The LTCCPs forecast that rates will continue to increase and will become a proportionately greater funding source in 2016 than in 2006. Rates are an important element in the doubling of surpluses during the 10 years of the plan. However, without further explanation by local authorities of their financial strategy, there is no apparent need for surpluses of this level.

The surpluses appear to be primarily used for funding capital expenditure, with 81% of total capital expenditure forecast in the LTCCPs to be funded from operating cash flows (which includes surpluses and depreciation). This raises questions around the prudence of the proposed approach, especially in terms of intergenerational equity.

The significant reliance on operating cash flow in the later years of the LTCCPs diff ers from the approach used in the first three years of the plans, where debt is a substantial funding source. Possible reasons for such a substantial change include capital expenditure in these years being incomplete and/or that the LTCCPs do not accurately reflect the financial strategy of local authorities for these years. Neither scenario is ideal and suggests that local authorities need to consider whether the LTCCPs appropriately reflect their financing strategies and capital expenditure intentions for the whole 10 years.

The changes between the LTCCP Statements of Proposal and the final LTCCPs occurred primarily in the first year of the plans, possibly indicating a short-term focus by local authorities. This cannot be substantiated, but we will compare rating levels proposed for local authorities’ 2007/08 annual plans to those proposed in the LTCCPs to see if this theory is correct.

The financial analysis and aggregation of the financial data included in this Part highlights some trends and possible issues within the local government sector’s financial approach. The sector needs to analyse the financial information in the LTCCPs and consider the issues further.

1: Seventy-seven local authorities completed 2004-14 LTCCPs, and all 85 local authorities completed the 2006-16 LTCCPs.

2: Generally, the term "price change" or "cost change" is used interchangeably with "inflation". It is important to note that it is an assumption of future price change at rates specific to the individual local authority. This often is different from the rate known as the Consumer Price Index (CPI). For further discussion about price change, see paragraphs 3.64-3.67.

3: See paragraphs 7.18-7.25 for further discussion of the balanced budget requirement.

4: The 2006 information was collated from the 2005/06 annual plans of all local authorities. The 2006-16 LTCCPs were not required to include comparative information for the 2006 year, so this was not included in many instances.

5: Balances for equity and property, plant, and equipment are both affected by the revaluation of property, plant, and equipment.

6: Overall, investments are estimated to increase by $3,400 million compared to the 2005/06 annual plans. However, this includes Manukau City Council’s reclassification of property, plant, and equipment to investments, and changes in investment values (including revaluations made by other local authorities between the publication of their annual plan and their LTCCP) that affect this figure.

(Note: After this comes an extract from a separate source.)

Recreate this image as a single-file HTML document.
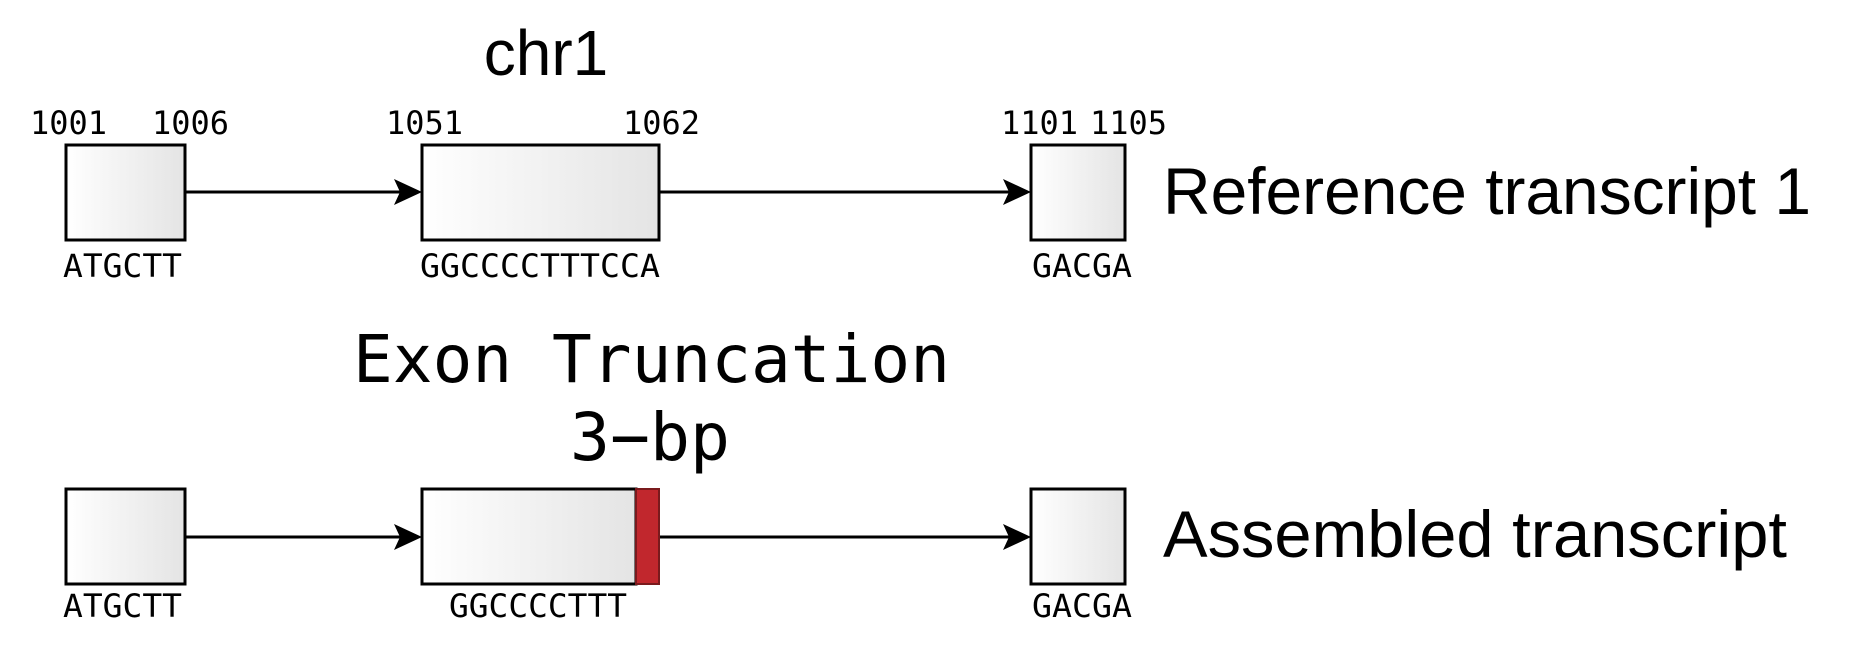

7: For further discussion about surpluses, particularly in relation to the balanced budget concept and prudent financial management, see Part 7.

8: The cumulative cash flows indicate net borrowing of $5,500 million. It is likely that this is because the 2006 comparative information used to prepare the LTCCPs differed from the 2005/06 annual plan debt figures.

9: It is important to note that this is from an analysis of external debt only and does not reflect local authorities’ internal debt programmes, in which funds are lent between activities. The receiving activity is charged interest, which is recovered from that activity’s revenues. This practice efficiently uses cash balances to avoid incurring external financing costs.

10: For a further explanation of the balanced budget concept, see paragraphs 7.18-7.25.

11: If Auckland City Council is excluded, rates in the remaining 84 local authorities’ final LTCCPs were 2.1% lower than those in the LTCCP Statements of Proposal.